To be clear, there’s nothing wrong with Facebook’s latest earnings report. In fact, the results were stellar.
It’s just that expectations may need to come back down to earth a bit.
You see, Facebook relies on advertising — the vast majority of it within its mobile apps — for all of its revenue. That revenue has been surging over the past several years, as the company finds new ways to pack more ads into users’ timelines.
But we’re likely entering a period of peak “ad load.” That’s the term FB uses to describe the amount of ads it shoehorns onto its pages. CFO Dave Wehner noted yesterday that “Ad load is definitely up from where we were a few years ago. It’s been an important driver of inventory growth.”
Continuing, “The optimal ad load is really a mix of art and science. We also want to be thoughtful about making sure each person’s overall feed experience has the right balance of organic and ad content.”

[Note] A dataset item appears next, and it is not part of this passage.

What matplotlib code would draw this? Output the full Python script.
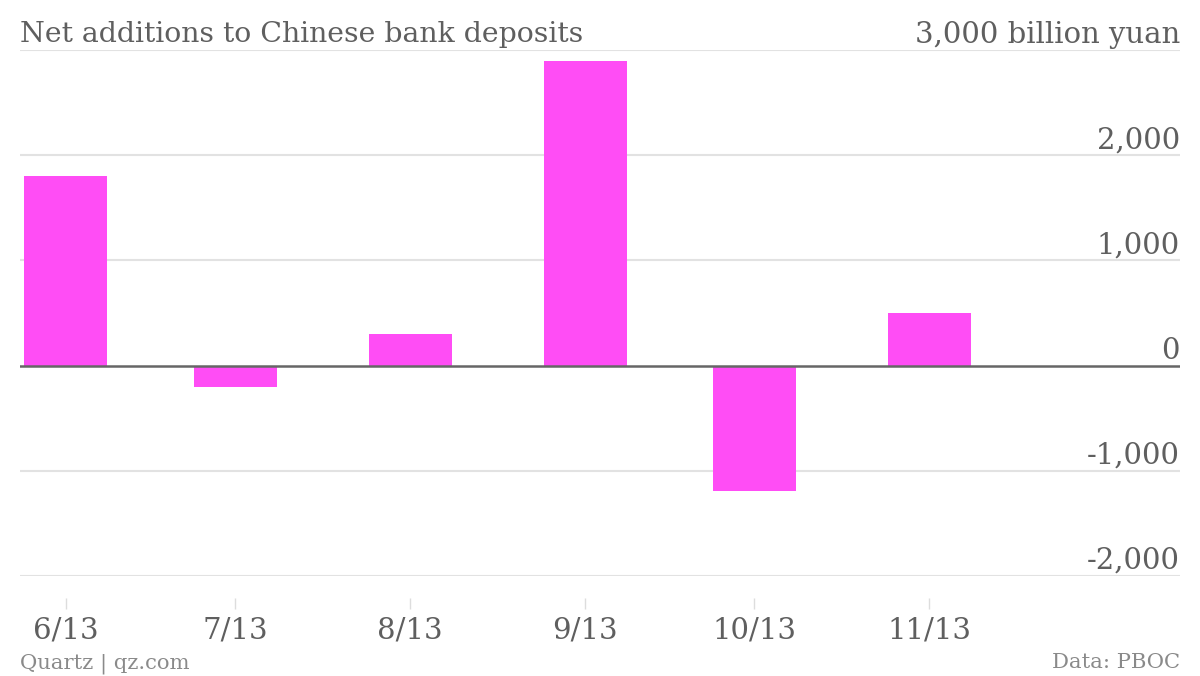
import matplotlib
matplotlib.use("Agg")
import matplotlib.pyplot as plt
import matplotlib.dates as mdates
import matplotlib.transforms as mtransforms
import numpy as np

# Net additions to deposits, billion yuan
months = ["2013-06-01", "2013-07-01", "2013-08-01", "2013-09-01", "2013-10-01", "2013-11-01"]
month_labels = ["6/13", "7/13", "8/13", "9/13", "10/13", "11/13"]
values = [1805, -200, 300, 2900, -1195, 500]
yticks = [-2000, -1000, 0, 1000, 2000, 3000]
ytick_labels = ["-2,000", "-1,000", "0", "1,000", "2,000", "3,000 billion yuan"]

BAR = "#FF4DF5"
TEXT = "#5f5f5f"
GRID = "#e2e2e2"
FONT = "DejaVu Serif"

fig = plt.figure(figsize=(12, 6.76), dpi=100)
ax = fig.add_axes([20 / 1200, 100 / 676, 1160 / 1200, 526 / 676])

dates = mdates.date2num(np.array(months, dtype="datetime64[D]"))
ax.bar(dates, values, width=14.7, color=BAR, zorder=2)

ax.set_xlim(dates[0] - 8.1, dates[0] + 197.4)
ax.set_ylim(-2000, 3000)

# gridlines + zero line
for v in yticks:
    if v == 0:
        ax.axhline(v, color="#666666", lw=1.8, zorder=3)
    else:
        ax.axhline(v, color=GRID, lw=1.5, zorder=1)

# y labels sit above gridlines, right aligned
trans = mtransforms.blended_transform_factory(ax.transAxes, ax.transData)
off = mtransforms.offset_copy(trans, fig=fig, x=0, y=7, units="dots")
for v, lab in zip(yticks, ytick_labels):
    ax.text(1.0, v, lab, transform=off, ha="right", va="baseline",
            fontsize=21, color=TEXT, family=FONT)
ax.set_yticks([])

for s in ["left", "right", "top"]:
    ax.spines[s].set_visible(False)
ax.spines["bottom"].set_position(("outward", 16))
ax.spines["bottom"].set_visible(False)

ax.set_xticks(dates)
ax.set_xticklabels(month_labels, family=FONT, fontsize=21, color=TEXT)
ax.tick_params(axis="x", length=8, width=1, color="#dddddd", pad=5)

fig.text(20 / 1200, 1 - 42 / 676, "Net additions to Chinese bank deposits",
         fontsize=20.4, color=TEXT, family=FONT, va="baseline", ha="left")
fig.text(20 / 1200, 1 - 668 / 676, "Quartz | qz.com",
         fontsize=15.2, color="#8a8a8a", family=FONT, va="baseline", ha="left")
fig.text(1180 / 1200, 1 - 668 / 676, "Data: PBOC",
         fontsize=15.2, color="#8a8a8a", family=FONT, va="baseline", ha="right")

fig.savefig("out.png", dpi=100, facecolor="white")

That clearly means that Facebook can no longer grow its revenue by simply adding more ads. To do so would be risking user experience, which FB has always placed uber alles.
So to increase revenue from here on out, Facebook will have to look elsewhere. It could grow its user base, which is increasingly difficult, given that just about everyone in the world who wants to be on Facebook already is (it should be noted that Facebook’s audience is growing, but at a declining rate). The company could also charge more for ads, but that requires demonstrating to advertisers that pricier placements or units are actually worth the markup.
Finally, FB can continue to grow its Audience Network, which is a third party ad sales service that sells ads for other app makers within their own apps. That division reportedly has a $1 billion run rate, which would certainly be accretive to earnings over the next months and years.
So even though Facebook has probably hit peak ad load, it has other ways to grow. Whether that growth will match expectations, however, is another story — and that could dramatically affect its ballooning share price.
FB shares rose $6.06 (+4.91%) in premarket trading to $129.40.